◆ PROBLEM DESCRIPTION ◆
Repeat each line of the material below exactly as it appears, minus any pictures.
+-------+
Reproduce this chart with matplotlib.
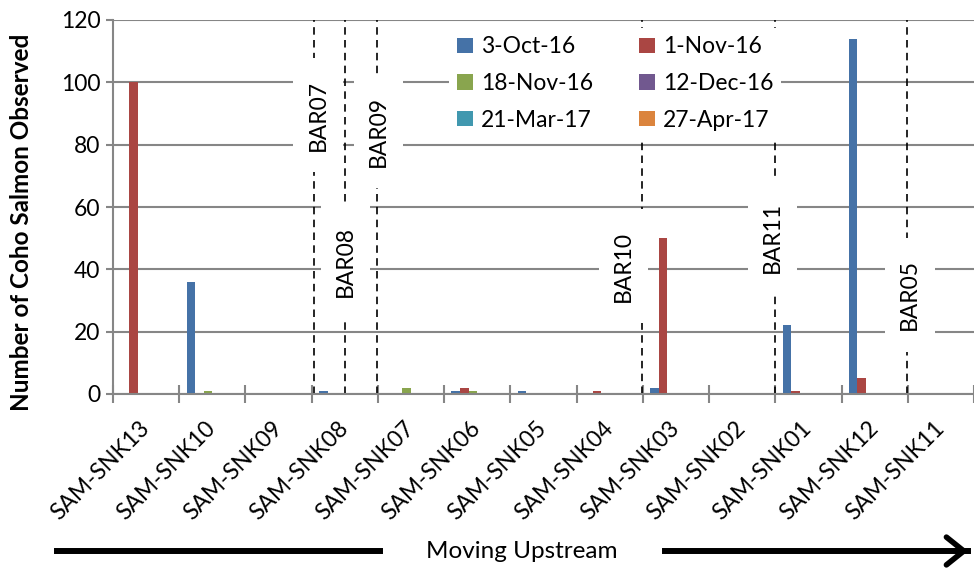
import numpy as np
import matplotlib.pyplot as plt
from matplotlib.patches import Rectangle, FancyArrowPatch
from matplotlib.lines import Line2D

plt.rcParams['font.family'] = ['Lato', 'DejaVu Sans']

# Data
sites = ['SAM-SNK13', 'SAM-SNK10', 'SAM-SNK09', 'SAM-SNK08', 'SAM-SNK07', 'SAM-SNK06',
         'SAM-SNK05', 'SAM-SNK04', 'SAM-SNK03', 'SAM-SNK02', 'SAM-SNK01', 'SAM-SNK12',
         'SAM-SNK11']
dates = ['3-Oct-16', '1-Nov-16', '18-Nov-16', '12-Dec-16', '21-Mar-17', '27-Apr-17']
oct03 = [0, 36, 0, 1, 0, 1, 1, 0, 2, 0, 22, 114, 0]
nov01 = [100, 0, 0, 0, 0, 2, 0, 1, 50, 0, 1, 5, 0]
nov18 = [0, 1, 0, 0, 2, 1, 0, 0, 0, 0, 0, 0, 0]
dec12 = [0] * 13
mar21 = [0] * 13
apr27 = [0] * 13
series = [oct03, nov01, nov18, dec12, mar21, apr27]
colors = ['#4572A7', '#AA4643', '#89A54E', '#71588F', '#4198AF', '#DB843D']

# barrier markers: name, line position, label x, label y (centre of gap)
barriers = ['BAR07', 'BAR08', 'BAR09', 'BAR10', 'BAR11', 'BAR05']
bar_line_x = [2.53, 3.01, 3.49, 7.49, 9.49, 11.49]
bar_label_x = [2.6, 3.01, 3.51, 7.21, 9.46, 11.53]
bar_label_y = [89.5, 42.5, 84.2, 41.0, 50.2, 31.8]

fig = plt.figure(figsize=(9.74, 5.68), dpi=100)
ax = fig.add_axes([113 / 974, 1 - 394 / 568, 1 - 113 / 974, 374 / 568])

x = np.arange(len(sites))
w = 0.13
for i, (vals, c, lab) in enumerate(zip(series, colors, dates)):
    ax.bar(x + (i - 2.5) * w, vals, w, color=c, label=lab, zorder=2.5)

ax.set_xlim(-0.5, 12.41)
ax.set_ylim(0, 120)
ax.set_yticks(range(0, 121, 20))
ax.yaxis.grid(True, color='#868686', linewidth=1.5, zorder=0.5)
ax.set_axisbelow(True)
ax.set_xticks(np.arange(-0.5, 13, 1), minor=False)
ax.set_xticklabels([])
ax.set_xticks(x, minor=True)
ax.set_xticklabels(sites, minor=True, rotation=45, ha='right', va='center',
                   rotation_mode='anchor', fontsize=16.5)
ax.tick_params(axis='x', which='minor', length=0, pad=22)
ax.tick_params(axis='x', which='major', direction='inout', length=13,
               color='#868686', width=1.5)
ax.tick_params(axis='y', direction='out', length=5, color='#868686', width=1.5,
               labelsize=16.5, pad=4)
for s in ['top', 'right']:
    ax.spines[s].set_visible(False)
for s in ['left', 'bottom']:
    ax.spines[s].set_color('#868686')
    ax.spines[s].set_linewidth(1.5)
ax.set_ylabel('Number of Coho Salmon Observed', fontsize=17.5, fontweight='bold')
ax.yaxis.set_label_coords(-0.093, 0.46)

# barrier dashed lines with labels
for name, lx, tx, ty in zip(barriers, bar_line_x, bar_label_x, bar_label_y):
    ax.vlines(lx, 0, 120, colors='black', linewidth=1.2,
              linestyles=(0, (4.5, 3.2)), zorder=2)
    ax.add_patch(Rectangle((tx - 0.375, ty - 18.25), 0.75, 36.5, facecolor='white',
                           edgecolor='none', zorder=3))
    ax.text(tx, ty, name, rotation=90, ha='center', va='center', fontsize=16.5,
            zorder=4)

handles, labels = ax.get_legend_handles_labels()
order = [0, 2, 4, 1, 3, 5]
leg = ax.legend([handles[i] for i in order], [labels[i] for i in order], ncol=2,
                loc='upper left', bbox_to_anchor=(438 / 974, 1 - 17 / 568),
                bbox_transform=fig.transFigure, fontsize=16.5, frameon=True,
                fancybox=False, framealpha=1, edgecolor='none', facecolor='white',
                handlelength=0.68, handleheight=0.68, handletextpad=0.35,
                columnspacing=2.0, labelspacing=0.68, borderpad=0.35)
leg.set_zorder(6)

# bottom "Moving Upstream" arrow
fig.add_artist(Line2D([57 / 974, 380 / 974], [1 - 551 / 568] * 2, color='black',
                      linewidth=4.3, transform=fig.transFigure))
fig.text(522 / 974, 1 - 551 / 568, 'Moving Upstream', ha='center', va='center',
         fontsize=17.5)
fig.add_artist(Line2D([665 / 974, 968 / 974], [1 - 551 / 568] * 2, color='black',
                      linewidth=4.3, transform=fig.transFigure))
fig.add_artist(FancyArrowPatch((950 / 974, 1 - 551 / 568), (971 / 974, 1 - 551 / 568),
                               transform=fig.transFigure, color='black', linewidth=4,
                               arrowstyle='->,head_length=5,head_width=4',
                               mutation_scale=2.5))

fig.savefig('out.png', dpi=100)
+-------+
◆ ANSWER TO THE EXERCISE ◆
Reproduce this chart with matplotlib.
import numpy as np
import matplotlib.pyplot as plt
from matplotlib.patches import Rectangle, FancyArrowPatch
from matplotlib.lines import Line2D

plt.rcParams['font.family'] = ['Lato', 'DejaVu Sans']

# Data
sites = ['SAM-SNK13', 'SAM-SNK10', 'SAM-SNK09', 'SAM-SNK08', 'SAM-SNK07', 'SAM-SNK06',
         'SAM-SNK05', 'SAM-SNK04', 'SAM-SNK03', 'SAM-SNK02', 'SAM-SNK01', 'SAM-SNK12',
         'SAM-SNK11']
dates = ['3-Oct-16', '1-Nov-16', '18-Nov-16', '12-Dec-16', '21-Mar-17', '27-Apr-17']
oct03 = [0, 36, 0, 1, 0, 1, 1, 0, 2, 0, 22, 114, 0]
nov01 = [100, 0, 0, 0, 0, 2, 0, 1, 50, 0, 1, 5, 0]
nov18 = [0, 1, 0, 0, 2, 1, 0, 0, 0, 0, 0, 0, 0]
dec12 = [0] * 13
mar21 = [0] * 13
apr27 = [0] * 13
series = [oct03, nov01, nov18, dec12, mar21, apr27]
colors = ['#4572A7', '#AA4643', '#89A54E', '#71588F', '#4198AF', '#DB843D']

# barrier markers: name, line position, label x, label y (centre of gap)
barriers = ['BAR07', 'BAR08', 'BAR09', 'BAR10', 'BAR11', 'BAR05']
bar_line_x = [2.53, 3.01, 3.49, 7.49, 9.49, 11.49]
bar_label_x = [2.6, 3.01, 3.51, 7.21, 9.46, 11.53]
bar_label_y = [89.5, 42.5, 84.2, 41.0, 50.2, 31.8]

fig = plt.figure(figsize=(9.74, 5.68), dpi=100)
ax = fig.add_axes([113 / 974, 1 - 394 / 568, 1 - 113 / 974, 374 / 568])

x = np.arange(len(sites))
w = 0.13
for i, (vals, c, lab) in enumerate(zip(series, colors, dates)):
    ax.bar(x + (i - 2.5) * w, vals, w, color=c, label=lab, zorder=2.5)

ax.set_xlim(-0.5, 12.41)
ax.set_ylim(0, 120)
ax.set_yticks(range(0, 121, 20))
ax.yaxis.grid(True, color='#868686', linewidth=1.5, zorder=0.5)
ax.set_axisbelow(True)
ax.set_xticks(np.arange(-0.5, 13, 1), minor=False)
ax.set_xticklabels([])
ax.set_xticks(x, minor=True)
ax.set_xticklabels(sites, minor=True, rotation=45, ha='right', va='center',
                   rotation_mode='anchor', fontsize=16.5)
ax.tick_params(axis='x', which='minor', length=0, pad=22)
ax.tick_params(axis='x', which='major', direction='inout', length=13,
               color='#868686', width=1.5)
ax.tick_params(axis='y', direction='out', length=5, color='#868686', width=1.5,
               labelsize=16.5, pad=4)
for s in ['top', 'right']:
    ax.spines[s].set_visible(False)
for s in ['left', 'bottom']:
    ax.spines[s].set_color('#868686')
    ax.spines[s].set_linewidth(1.5)
ax.set_ylabel('Number of Coho Salmon Observed', fontsize=17.5, fontweight='bold')
ax.yaxis.set_label_coords(-0.093, 0.46)

# barrier dashed lines with labels
for name, lx, tx, ty in zip(barriers, bar_line_x, bar_label_x, bar_label_y):
    ax.vlines(lx, 0, 120, colors='black', linewidth=1.2,
              linestyles=(0, (4.5, 3.2)), zorder=2)
    ax.add_patch(Rectangle((tx - 0.375, ty - 18.25), 0.75, 36.5, facecolor='white',
                           edgecolor='none', zorder=3))
    ax.text(tx, ty, name, rotation=90, ha='center', va='center', fontsize=16.5,
            zorder=4)

handles, labels = ax.get_legend_handles_labels()
order = [0, 2, 4, 1, 3, 5]
leg = ax.legend([handles[i] for i in order], [labels[i] for i in order], ncol=2,
                loc='upper left', bbox_to_anchor=(438 / 974, 1 - 17 / 568),
                bbox_transform=fig.transFigure, fontsize=16.5, frameon=True,
                fancybox=False, framealpha=1, edgecolor='none', facecolor='white',
                handlelength=0.68, handleheight=0.68, handletextpad=0.35,
                columnspacing=2.0, labelspacing=0.68, borderpad=0.35)
leg.set_zorder(6)

# bottom "Moving Upstream" arrow
fig.add_artist(Line2D([57 / 974, 380 / 974], [1 - 551 / 568] * 2, color='black',
                      linewidth=4.3, transform=fig.transFigure))
fig.text(522 / 974, 1 - 551 / 568, 'Moving Upstream', ha='center', va='center',
         fontsize=17.5)
fig.add_artist(Line2D([665 / 974, 968 / 974], [1 - 551 / 568] * 2, color='black',
                      linewidth=4.3, transform=fig.transFigure))
fig.add_artist(FancyArrowPatch((950 / 974, 1 - 551 / 568), (971 / 974, 1 - 551 / 568),
                               transform=fig.transFigure, color='black', linewidth=4,
                               arrowstyle='->,head_length=5,head_width=4',
                               mutation_scale=2.5))

fig.savefig('out.png', dpi=100)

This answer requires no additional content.